→ **Objective**: Your task is to print exactly the lines from the line that contains "Write a LaTeX" through the line that contains "(0,0) rectangle (1069,1672);", with pictures left out.

* BEGIN Extracted information *

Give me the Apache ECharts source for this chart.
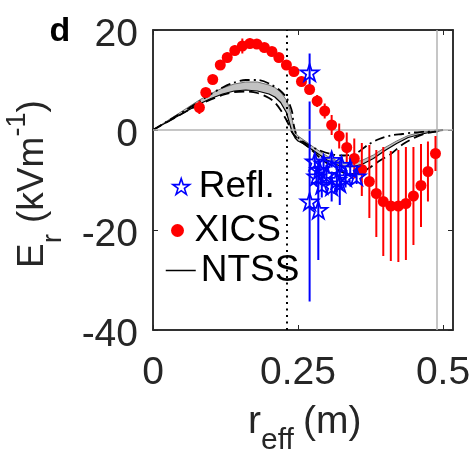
<!DOCTYPE html>
<html>
<head>
<meta charset="utf-8">
<script src="https://cdn.jsdelivr.net/npm/echarts@6/dist/echarts.min.js"></script>
<style>
  html, body { margin: 0; padding: 0; background: #fff; }
  #chart { width: 473px; height: 454px; }
</style>
</head>
<body>
<div id="chart"></div>
<script>
// ---- XICS: radius (m), Er (kV/m), error ----
const xicsR = [0.080, 0.091, 0.103, 0.116, 0.128, 0.141, 0.154, 0.167, 0.179, 0.192, 0.205,
  0.217, 0.230, 0.243, 0.256, 0.270, 0.283, 0.296, 0.308, 0.321, 0.334, 0.347, 0.360,
  0.373, 0.385, 0.397, 0.410, 0.423, 0.436, 0.449, 0.462, 0.474, 0.487];
const xicsEr = [4.5, 7.5, 10.1, 13.0, 14.5, 15.9, 16.8, 17.3, 17.2, 16.5, 15.7,
  14.5, 13.0, 11.7, 9.7, 8.1, 5.8, 3.8, 1.0, -1.2, -3.5, -5.7, -7.9,
  -10.3, -12.7, -14.3, -15.2, -15.2, -14.7, -13.2, -11.1, -8.3, -4.7];
const xicsErr = [1.3, 0.8, 0.8, 0.8, 1.0, 1.0, 1.5, 1.0, 1.0, 0.8, 0.8,
  0.8, 0.8, 1.0, 1.0, 1.0, 1.2, 1.5, 2.0, 2.5, 3.0, 4.0, 5.3,
  7.3, 8.7, 10.9, 11.0, 11.2, 11.3, 9.8, 8.3, 6.0, 3.5];

// ---- Reflectometry ----
const reflR = [0.270, 0.270, 0.285, 0.279, 0.294, 0.308, 0.325, 0.282, 0.299, 0.317,
  0.291, 0.308, 0.322, 0.340, 0.351, 0.287, 0.332];
const reflEr = [11.5, -14.3, -16.0, -6.3, -6.7, -6.0, -7.0, -9.3, -9.0, -10.0,
  -11.0, -11.3, -10.7, -7.7, -9.3, -8.0, -9.5];
const reflErr = [3.8, 20, 10, 1.5, 1.5, 1.5, 1.5, 2, 2, 2.5, 2.5, 3, 4.3, 1.5, 1.5, 2, 2];

// ---- NTSS: dash-dot run ----
const dotDashR = [0, 0.02, 0.04, 0.06, 0.08, 0.10, 0.12, 0.14, 0.16, 0.18, 0.20, 0.22, 0.23,
  0.236, 0.24, 0.243, 0.25, 0.27, 0.29, 0.31, 0.33, 0.35, 0.37, 0.39, 0.41, 0.43, 0.45,
  0.47, 0.49, 0.50];
const dotDashEr = [0, 1.4, 2.8, 4.2, 5.7, 7.2, 8.5, 9.5, 10.0, 10.0, 9.3, 7.8, 6.5,
  5.0, 3.5, 0.8, -1.5, -3.1, -4.2, -4.9, -5.1, -4.7, -3.0, -1.8, -1.1, -0.8, -0.5,
  -0.3, -0.1, 0];

// ---- NTSS: dashed run ----
const dashR = [0, 0.02, 0.04, 0.06, 0.08, 0.10, 0.12, 0.14, 0.16, 0.18, 0.20, 0.21, 0.22,
  0.23, 0.235, 0.24, 0.25, 0.27, 0.29, 0.31, 0.33, 0.35, 0.37, 0.39, 0.41, 0.43, 0.45,
  0.47, 0.49, 0.50];
const dashEr = [0, 1.3, 2.6, 3.9, 5.1, 6.1, 7.0, 7.6, 7.7, 7.4, 6.4, 5.5, 4.0,
  2.0, 0.8, -0.5, -1.8, -3.6, -5.8, -7.3, -8.6, -8.8, -7.8, -6.2, -4.8, -2.9, -1.6,
  -0.7, -0.3, 0];

// ---- NTSS: uncertainty band (upper / lower); the lower edge is the solid NTSS curve ----
const bandR = [0, 0.02, 0.04, 0.06, 0.08, 0.10, 0.12, 0.14, 0.16, 0.18, 0.20, 0.21, 0.22,
  0.23, 0.235, 0.24, 0.245, 0.25, 0.26, 0.28, 0.30, 0.32, 0.34, 0.36, 0.38, 0.40, 0.42,
  0.44, 0.46, 0.48, 0.50];
const bandUp = [0, 1.5, 3.0, 4.5, 6.0, 7.3, 8.4, 9.2, 9.6, 9.6, 9.0, 8.5, 7.6,
  6.0, 4.5, 2.0, -0.5, -1.2, -2.0, -3.7, -5.2, -6.3, -6.6, -6.1, -5.0, -3.5, -2.2,
  -1.1, -0.5, -0.2, 0];
const bandLo = [0, 1.3, 2.6, 3.9, 5.2, 6.3, 7.2, 7.8, 8.0, 7.8, 7.2, 6.6, 5.5,
  3.5, 1.5, -0.5, -1.6, -2.2, -2.8, -4.4, -6.0, -7.1, -7.4, -6.9, -5.7, -4.1, -2.7,
  -1.5, -0.9, -0.4, 0];

// ---- axes ----
const xTicks = [0, 0.25, 0.5];
const xTickText = ['0', '0.25', '0.5'];
const yTicks = [-40, -20, 0, 20];
const xMax = 0.5172;
const dottedAt = 0.235;   // dotted reference radius
const edgeAt = 0.489;     // gray reference radius

const FONT = '"Liberation Sans", Arial, Helvetica, sans-serif';
const INK = '#262626';
const STAR = 'path://M50 0 L61.2 34.5 L97.6 34.5 L68.2 55.9 L79.4 90.5 L50 69.1 L20.6 90.5 L31.8 55.9 L2.4 34.5 L38.8 34.5 Z';

const zip = (a, b) => a.map((v, i) => [v, b[i]]);
const zip3 = (a, b, c) => a.map((v, i) => [v, b[i], c[i]]);

function errBar(color, width) {
  return function (params, api) {
    const x = api.value(0), y = api.value(1), e = api.value(2);
    const p = api.coord([x, y + e]);
    const q = api.coord([x, y - e]);
    return {
      type: 'line',
      shape: { x1: p[0], y1: p[1], x2: q[0], y2: q[1] },
      style: { stroke: color, lineWidth: width }
    };
  };
}

function bandItem(params, api) {
  const up = bandR.map((r, i) => api.coord([r, bandUp[i]]));
  const lo = bandR.map((r, i) => api.coord([r, bandLo[i]]));
  return {
    type: 'group',
    children: [
      { type: 'polygon', shape: { points: up.concat(lo.slice().reverse()) },
        style: { fill: '#c2c2c2', stroke: 'none' } },
      { type: 'polyline', shape: { points: up },
        style: { fill: 'none', stroke: '#6e6e6e', lineWidth: 1 } }
    ]
  };
}

const axisLine = { show: true, onZero: false, lineStyle: { color: INK, width: 1.5 } };
const tickStyle = { show: true, inside: true, length: 5, lineStyle: { color: INK, width: 1 } };

const legendText = { fontSize: 37, fontFamily: FONT, color: '#000' };

const option = {
  animation: false,
  backgroundColor: '#fff',
  grid: { left: 153, top: 30, width: 300, height: 300, containLabel: false, outerBoundsMode: 'none',
    show: true, backgroundColor: 'rgba(0,0,0,0)', borderColor: INK, borderWidth: 1.5 },
  xAxis: [
    { type: 'value', show: true, position: 'bottom', min: 0, max: xMax,
      axisLine, axisTick: Object.assign({ customValues: xTicks }, tickStyle),
      splitLine: { show: false },
      axisLabel: { customValues: xTicks, margin: 24, fontSize: 39, fontFamily: FONT, color: INK,
        formatter: v => { const i = xTicks.findIndex(t => Math.abs(t - v) < 1e-6); return i < 0 ? '' : xTickText[i]; } } },
    { type: 'value', show: true, position: 'top', min: 0, max: xMax,
      axisLine, axisTick: Object.assign({ customValues: xTicks }, tickStyle),
      splitLine: { show: false }, axisLabel: { show: false } }
  ],
  yAxis: [
    { type: 'value', show: true, position: 'left', min: -40, max: 20, interval: 20,
      axisLine, axisTick: tickStyle, splitLine: { show: false },
      axisLabel: { customValues: yTicks, margin: 15, fontSize: 39, fontFamily: FONT, color: INK,
        verticalAlign: 'top', lineHeight: 10 } },
    { type: 'value', show: true, position: 'right', min: -40, max: 20, interval: 20,
      axisLine, axisTick: tickStyle, splitLine: { show: false }, axisLabel: { show: false } }
  ],
  legend: [
    { data: ['Refl.'], left: 172, top: 168, orient: 'horizontal', padding: 0,
      itemWidth: 25, itemHeight: 16, selectedMode: false, textStyle: legendText,
      itemStyle: { color: 'rgba(0,0,0,0)', borderColor: '#0000ff', borderWidth: 1.6 } },
    { data: ['XICS'], left: 171, top: 212, orient: 'horizontal', padding: 0,
      itemWidth: 24, itemHeight: 13, selectedMode: false, textStyle: legendText },
    { data: ['NTSS'], left: 165, top: 252, orient: 'horizontal', padding: 0,
      itemWidth: 30, itemHeight: 14, selectedMode: false, textStyle: legendText,
      itemStyle: { opacity: 0 },
      lineStyle: { color: '#000', width: 1.5, type: 'solid', opacity: 1 } }
  ],
  series: [
    { name: 'band', type: 'custom', renderItem: bandItem, data: [[0, 0]], z: 2, silent: true,
      markLine: {
        silent: true, symbol: ['none', 'none'], label: { show: false }, animation: false,
        data: [
          { yAxis: 0, lineStyle: { color: '#b3b3b3', width: 1.5, type: 'solid' } },
          { xAxis: edgeAt, lineStyle: { color: '#b3b3b3', width: 1.5, type: 'solid' } },
          { xAxis: dottedAt, lineStyle: { color: '#000', width: 2, type: [2, 4.5] } }
        ]
      } },
    { name: 'NTSS', type: 'line', data: zip(bandR, bandLo), smooth: false, symbol: 'none', z: 3,
      color: '#000', lineStyle: { color: '#000', width: 1.2, type: 'solid' } },
    { name: 'NTSS dash-dot', type: 'line', data: zip(dotDashR, dotDashEr), smooth: 0.3, symbol: 'none', z: 3,
      lineStyle: { color: '#000', width: 1.8, type: [10, 4, 2, 4] } },
    { name: 'NTSS dashed', type: 'line', data: zip(dashR, dashEr), smooth: 0.3, symbol: 'none', z: 3,
      lineStyle: { color: '#000', width: 1.8, type: [10, 5] } },
    { name: 'Refl. err', type: 'custom', renderItem: errBar('#0000ff', 2), z: 4, silent: true,
      encode: { x: 0, y: 1 }, data: zip3(reflR, reflEr, reflErr) },
    { name: 'XICS err', type: 'custom', renderItem: errBar('#ff0000', 2), z: 5, silent: true,
      encode: { x: 0, y: 1 }, data: zip3(xicsR, xicsEr, xicsErr) },
    { name: 'XICS', type: 'scatter', data: zip(xicsR, xicsEr), symbol: 'circle', symbolSize: 11, z: 6,
      itemStyle: { color: '#ff0000', opacity: 1 } },
    { name: 'Refl.', type: 'scatter', data: zip(reflR, reflEr), symbol: STAR, symbolSize: 18,
      symbolKeepAspect: true, z: 7,
      itemStyle: { color: 'rgba(0,0,0,0)', borderColor: '#0000ff', borderWidth: 1.7, opacity: 1 } }
  ],
  graphic: [
    { type: 'text', x: 60, y: 32, z: 10,
      style: { text: 'd', font: 'bold 34px ' + FONT, fill: '#000',
        align: 'center', verticalAlign: 'middle', textAlign: 'center', textVerticalAlign: 'middle' } },
    // x-axis title: r_eff (m)
    { type: 'text', x: 248, y: 422, z: 10,
      style: { text: 'r', font: '39px ' + FONT, fill: INK,
        align: 'left', verticalAlign: 'middle', textAlign: 'left', textVerticalAlign: 'middle' } },
    { type: 'text', x: 261, y: 441, z: 10,
      style: { text: 'eff', font: '30px ' + FONT, fill: INK,
        align: 'left', verticalAlign: 'middle', textAlign: 'left', textVerticalAlign: 'middle' } },
    { type: 'text', x: 303, y: 422, z: 10,
      style: { text: '(m)', font: '39px ' + FONT, fill: INK,
        align: 'left', verticalAlign: 'middle', textAlign: 'left', textVerticalAlign: 'middle' } },
    // y-axis title: E_r (kVm^-1), rotated
    { type: 'group', x: 32.5, y: 268, rotation: Math.PI / 2, z: 10,
      children: [
        { type: 'text', x: 0, y: 0, style: { text: 'E', font: '37px ' + FONT, fill: INK,
          align: 'left', verticalAlign: 'middle', textAlign: 'left', textVerticalAlign: 'middle' } },
        { type: 'text', x: 25, y: 21, style: { text: 'r', font: '27px ' + FONT, fill: INK,
          align: 'left', verticalAlign: 'middle', textAlign: 'left', textVerticalAlign: 'middle' } },
        { type: 'text', x: 45, y: 0, style: { text: '(kVm', font: '37px ' + FONT, fill: INK,
          align: 'left', verticalAlign: 'middle', textAlign: 'left', textVerticalAlign: 'middle' } },
        { type: 'text', x: 131.5, y: -15, style: { text: '-1', font: '27px ' + FONT, fill: INK,
          align: 'left', verticalAlign: 'middle', textAlign: 'left', textVerticalAlign: 'middle' } },
        { type: 'text', x: 155.5, y: 0, style: { text: ')', font: '37px ' + FONT, fill: INK,
          align: 'left', verticalAlign: 'middle', textAlign: 'left', textVerticalAlign: 'middle' } }
      ] }
  ]
};

const chart = echarts.init(document.getElementById('chart'), null, { renderer: 'canvas' });
chart.setOption(option);
</script>
</body>
</html>
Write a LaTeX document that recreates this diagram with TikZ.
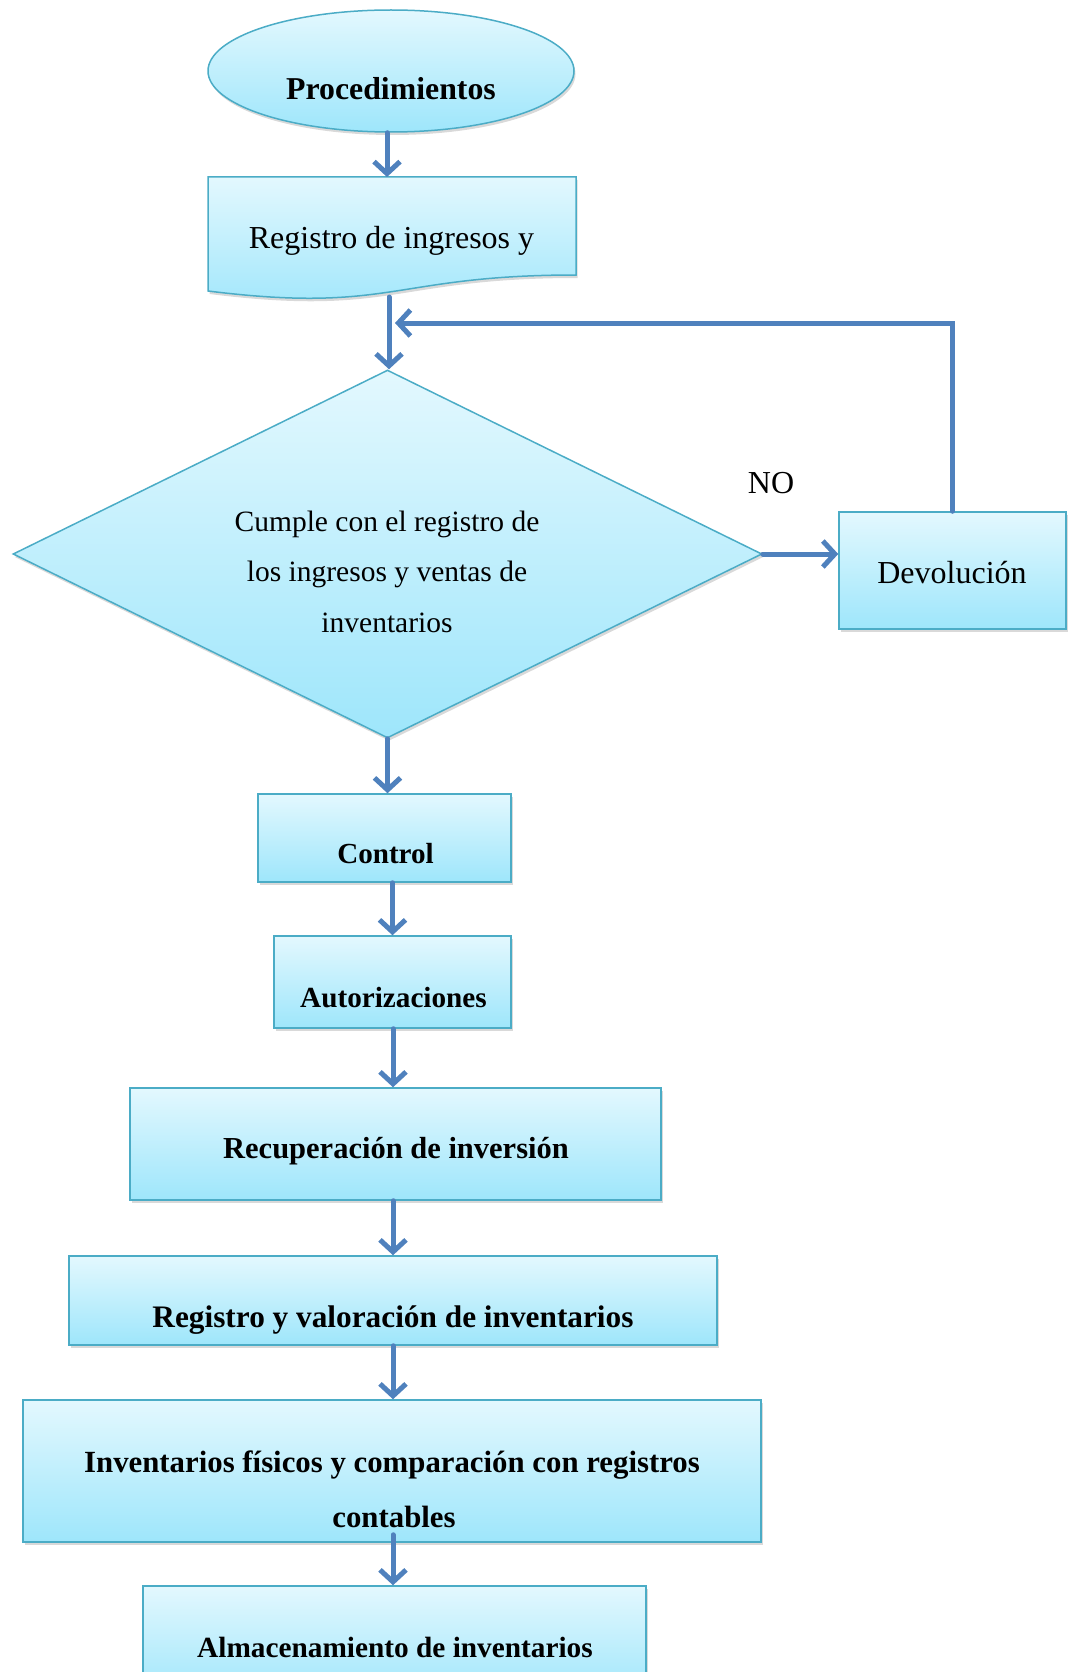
\documentclass[tikz,border=0pt]{standalone}
\usepackage{fontspec}
\setmainfont{Liberation Serif}
\usetikzlibrary{shapes.geometric,shadows,arrows.meta}
\definecolor{fillTop}{HTML}{E3F8FE}
\definecolor{fillBot}{HTML}{9EE6FB}
\definecolor{edgec}{HTML}{4BACC6}
\definecolor{arrowc}{HTML}{4F81BD}
\begin{document}
\begin{tikzpicture}[x=1pt,y=-1pt,
  shp/.style={draw=edgec, line width=1.5pt, top color=fillTop, bottom color=fillBot,
    drop shadow={shadow xshift=1.5pt, shadow yshift=-3pt, opacity=0.3}},
  boxn/.style={shp, rectangle, inner sep=0pt},
  arr/.style={draw=arrowc, line width=5pt, line cap=round,
    -{Straight Barb[length=12pt,width=26pt,line width=5pt]}},
  txt/.style={inner sep=0pt, anchor=base},
  fs/.style={font={\fontsize{#1}{#1}\selectfont}},
  fb/.style={font={\fontsize{#1}{#1}\selectfont\bfseries}},
]
\useasboundingbox (0,0) rectangle (1069,1672);

% shapes
\node[shp, ellipse, inner sep=0pt, minimum width=366pt, minimum height=122pt] (proc) at (391,71) {};
\path[shp] (208,177) -- (576,177) -- (576,275) .. controls (392,275) and (392,314) .. (208,291) -- cycle;
\coordinate (doctop) at (387,177);
\coordinate (docbot) at (389,297);
\node[shp, diamond, inner sep=0pt, minimum width=749pt, minimum height=368pt] (dia) at (387.5,554) {};
\node[boxn, minimum width=227pt, minimum height=117pt] (dev) at (952.5,570.5) {};
\node[boxn, minimum width=253pt, minimum height=88pt] (ctrl) at (384.5,838) {};
\node[boxn, minimum width=237pt, minimum height=92pt] (aut) at (392.5,982) {};
\node[boxn, minimum width=531pt, minimum height=112pt] (rec) at (395.5,1144) {};
\node[boxn, minimum width=648pt, minimum height=89pt] (rvi) at (393,1300.5) {};
\node[boxn, minimum width=738pt, minimum height=142pt] (inv) at (392,1471) {};
\node[boxn, minimum width=503pt, minimum height=114pt] (alm) at (394.5,1643) {};
\coordinate (axis) at (393,0);
\coordinate (fbend) at (395,323);

% texts
\node[txt, fb=31.8] (tproc) at (391,100) {Procedimientos};
\node[txt, fs=32] (tdoc) at (391.5,248) {Registro de ingresos y};
\node[txt, fs=29.5] (d1) at (387,531) {Cumple con el registro de};
\node[txt, fs=29.5] (d2) at (387,581) {los ingresos y ventas de};
\node[txt, fs=29.5] (d3) at (387,632) {inventarios};
\node[txt, fs=32] (tdev) at (952,583) {Devolución};
\node[txt, fs=32] (tno) at (771,493) {NO};
\node[txt, fb=29.1] (tctrl) at (385.5,863) {Control};
\node[txt, fb=29.2] (taut) at (393.5,1007) {Autorizaciones};
\node[txt, fb=30.5] (trec) at (396,1158) {Recuperación de inversión};
\node[txt, fb=31.3] (trvi) at (393,1327) {Registro y valoración de inventarios};
\node[txt, fb=30.8] (tinv1) at (392,1472) {Inventarios físicos y comparación con registros};
\node[txt, fb=30.8] (tinv2) at (394,1527) {contables};
\node[txt, fb=29.3] (talm) at (395,1657) {Almacenamiento de inventarios};

% connectors
\draw[arr] (proc.south -| doctop) -- (doctop);
\draw[arr] (docbot) -- (docbot |- dia.north);
\draw[arr] (dev.north) |- (fbend);
\draw[arr] (dia.east) -- (dia.east -| dev.west);
\draw[arr] (dia.south) -- (dia.south |- ctrl.north);
\draw[arr] (aut.north |- ctrl.south) -- (aut.north);
\draw[arr] (axis |- aut.south) -- (axis |- rec.north);
\draw[arr] (axis |- rec.south) -- (axis |- rvi.north);
\draw[arr] (axis |- rvi.south) -- (axis |- inv.north);
\draw[arr] ([yshift=8pt]inv.south -| axis) -- (axis |- alm.north);
\end{tikzpicture}
\end{document}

* END Extracted information *

→ **Task result**:
Write a LaTeX document that recreates this diagram with TikZ.
\documentclass[tikz,border=0pt]{standalone}
\usepackage{fontspec}
\setmainfont{Liberation Serif}
\usetikzlibrary{shapes.geometric,shadows,arrows.meta}
\definecolor{fillTop}{HTML}{E3F8FE}
\definecolor{fillBot}{HTML}{9EE6FB}
\definecolor{edgec}{HTML}{4BACC6}
\definecolor{arrowc}{HTML}{4F81BD}
\begin{document}
\begin{tikzpicture}[x=1pt,y=-1pt,
  shp/.style={draw=edgec, line width=1.5pt, top color=fillTop, bottom color=fillBot,
    drop shadow={shadow xshift=1.5pt, shadow yshift=-3pt, opacity=0.3}},
  boxn/.style={shp, rectangle, inner sep=0pt},
  arr/.style={draw=arrowc, line width=5pt, line cap=round,
    -{Straight Barb[length=12pt,width=26pt,line width=5pt]}},
  txt/.style={inner sep=0pt, anchor=base},
  fs/.style={font={\fontsize{#1}{#1}\selectfont}},
  fb/.style={font={\fontsize{#1}{#1}\selectfont\bfseries}},
]
\useasboundingbox (0,0) rectangle (1069,1672);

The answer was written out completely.